They stop dead in tracks

ALEJANDRO A. ALVAREZ / STAFF PHOTOGRAPHER CSX maintains the tracks along 25th Street in South Philly. A spokesman said a set of repairs is due in the next week or two.
ALEJANDRO A. ALVAREZ / STAFF PHOTOGRAPHER CSX maintains the tracks along 25th Street in South Philly. A spokesman said a set of repairs is due in the next week or two.
Posted: June 16, 2013

THE EXPOSED rebar, crumbling concrete pillars and steady drips of water that turn potholes into puddles - even on sunny days - stretch for more than a mile under the elevated train tracks along 25th Street in South Philly.

As mile-long trains rumble overhead, the street shakes and small pieces of concrete fall to the sidewalk, a daily routine that for years has been eating away at the residents who have become all but complacent with the dangers from the tracks above.

Yesterday, quarter-sized nuggets of concrete littered the ground.

In the wake of a building collapse that killed six last week in Center City, residents and business people who live along the tracks, which stretch from Washington Avenue to Passyunk, echoed fears that the 84-year-old structure is an accident waiting to happen.

"I guarantee someone is going to die [because of] that bridge," said Doug Rahm, 53, a stone worker who works near 25th and Federal streets.

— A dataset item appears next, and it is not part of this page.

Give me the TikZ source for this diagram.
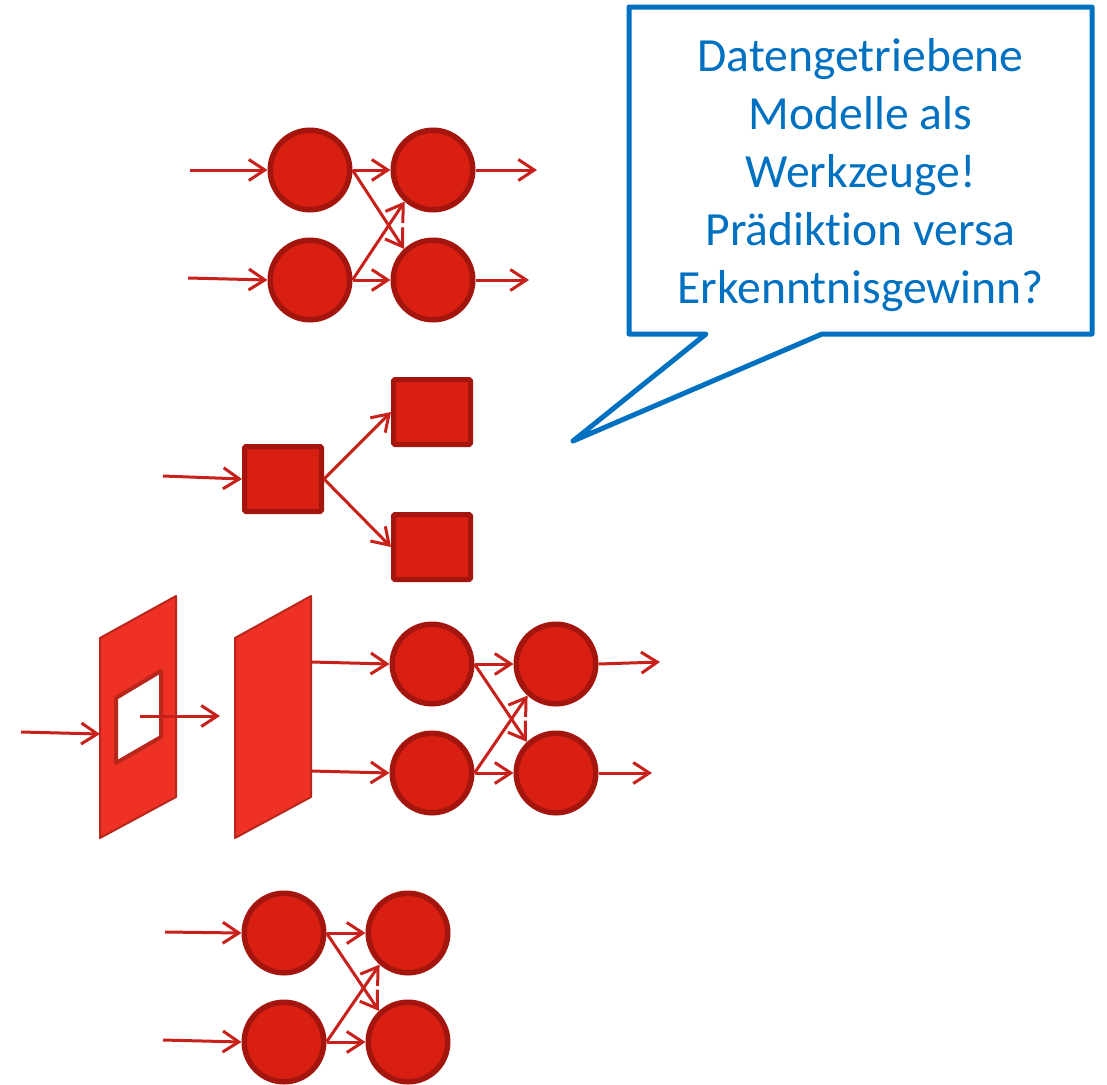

Rahm, who said he has submitted numerous complaints to the city Licenses & Inspections office over the years, has witnessed large pieces of concrete falling from the bridge, blocking the road and sending cars swerving to avoid being hit. In the winter, Rahm said, large icicles that form from the continuous drip create another hazard for drivers and passers-by.

Robert Sullivan, a spokesman for CSX, which owns and maintains the tracks, said in an email that the company receives occasional complaints that are addressed as soon as possible. The bridge is structurally sound, is inspected twice a year and is capable of handling an average of 15 trains a day to terminals in South Philly, he said.

CSX sends workers once or twice a year to remove loose sections and patch cracks, and another set of repairs is due in the next week or two, he said.

At the Reinforced Iron Workers, Riggers & Machinery Movers Local Union 405, president Ed Penna, 54, said the tracks' poor conditions above the office at 25th and Reed have long plagued him and his staff.

"It's amazing that no one has done anything for all these years," said Penna, who said falling debris has cracked his car's windshield three times as he drove under the tracks.

As a train inched along overhead yesterday afternoon, Penna pointed out an area across the street where he says he saw a 30-foot piece of concrete fall from the side last year.

"When that section came down, it was like an explosion," he said.

Penna, who was an iron worker before he started to work at the union 10 years ago, said his biggest concern from the crumbling structure is the chance of derailment that he fears could send chemicals and other materials crashing into the neighborhood.

Still, he said, his complaints to the city, L&I and CSX have fallen on deaf ears.

Mark McDonald, the mayor's spokesman, said it is CSX's responsibility to maintain the train line. McDonald said L&I and the Streets Department have received complaints, and that they have issued complaints themselves to CSX.

"We can't compel a railroad to make improvements," McDonald said, explaining that railway regulation largely falls under federal jurisdiction.

On Federal Street, yards away from where rusted, exposed rebar crisscrossed a section of the structure, Pablo Ramirez, 68, stood in front of his house and offered a grim outlook while considering last week's building collapse.

"We expect something like that to happen any time," he said.